LOCK HAVEN – Dr. Gayatri Devi, assistant professor of English at Lock Haven University, recently received a $15,000 grant from the Center for Rural Pennsylvania (CRP) to study the barriers to the delivery of domestic violence services in rural counties of the state.
“I am delighted and profoundly honored to receive this grant,” Devi said. “It was a competitive process, and we were up against other top schools in the state. I am delighted that LHU received this grant.
“As an institution of higher education situated in rural PA, I and my co-researchers at Lock Haven University are uniquely qualified and prepared to study the needs of both rural domestic violence shelters, and their community partners in victims’ services delivery.”
Devi’s co-researchers in the grant include Lock Haven University’s H.O.P.E Center advisory board members: Dr. Lisette Schillig, Dr. Nicole Burkholder-Mosco, Dr. Tara Mitchell, Dr. Holle Canatella, and Dr. Katie Ely.
“Knowing the types of domestic violence center clients, services, and barriers to services is important to ensure that our domestic violence shelters are functioning at the highest level possible and making a positive difference in the lives of women, men, and children in our community,” Burkholder-Mosco said.

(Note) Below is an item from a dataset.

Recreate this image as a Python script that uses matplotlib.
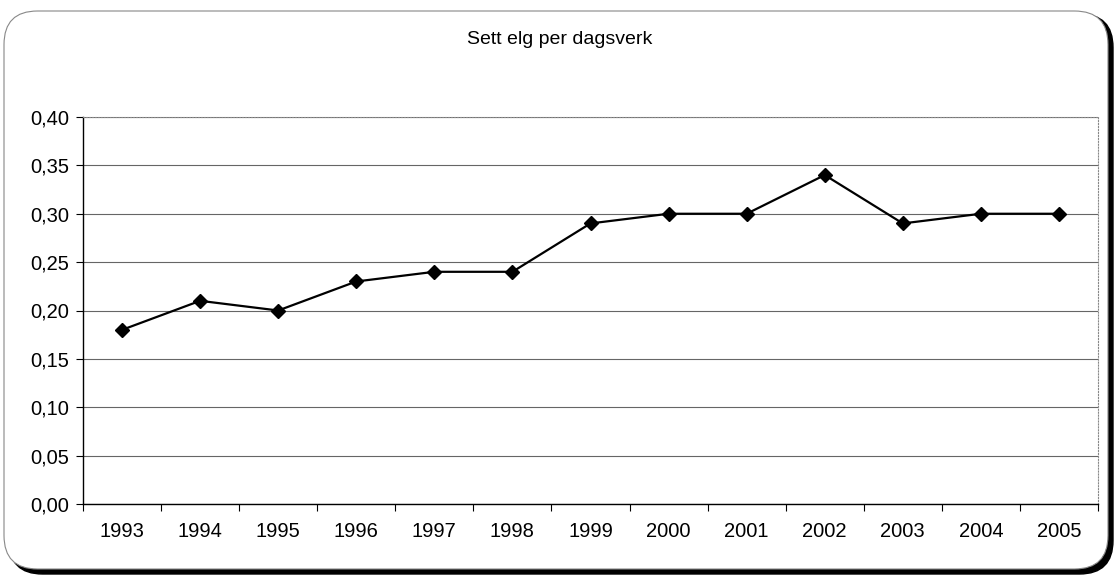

The CRP is a legislative agency of the Pennsylvania General Assembly. CRP funds several dedicated research projects in Rural Studies throughout the year open to all Pennsylvania university faculty.
“This opportunity is a privilege because our valuable research findings will be used to inform future policy decisions,” noted Canatella.
The winning grant proposal has to go through a competitive Letter of Intent stage and a narrative proposal with a full discussion of methodology and budget justification, letters of support, an external review by external readers, and an internal review of the proposal by the CRP Board of Directors.
Mary Jane Isenberg, immediate past Executive Director of the Clinton County Women’s Center, helped clarify the practical blueprint for the “coordinated community response and care continuum model” that is key to effective domestic violence services.
“Through Mary Jane, I was able to talk with and get strong letters of support from the Clinton County Commissioners, the Lock Haven City Police Chief, and the District Attorney’s office,” noted Devi.
“I am grateful for the strong support of all of these offices for our research project. I look forward to working with them in the spring.”
The timeline for the grant is nine months from start, and Devi and her team will commence the shelter interviews and focus groups in spring 2015.
The team’s findings will be compiled as a formal report and presented to the CRP board and the general assembly.
“Every domestic violence shelter we spoke to wholeheartedly welcomed us to study this particular topic. This shows the collective need for greater awareness of domestic violence issues, and particularly, how best to help those who need victims services. We are very grateful to the legislature for funding this research,” Devi stated.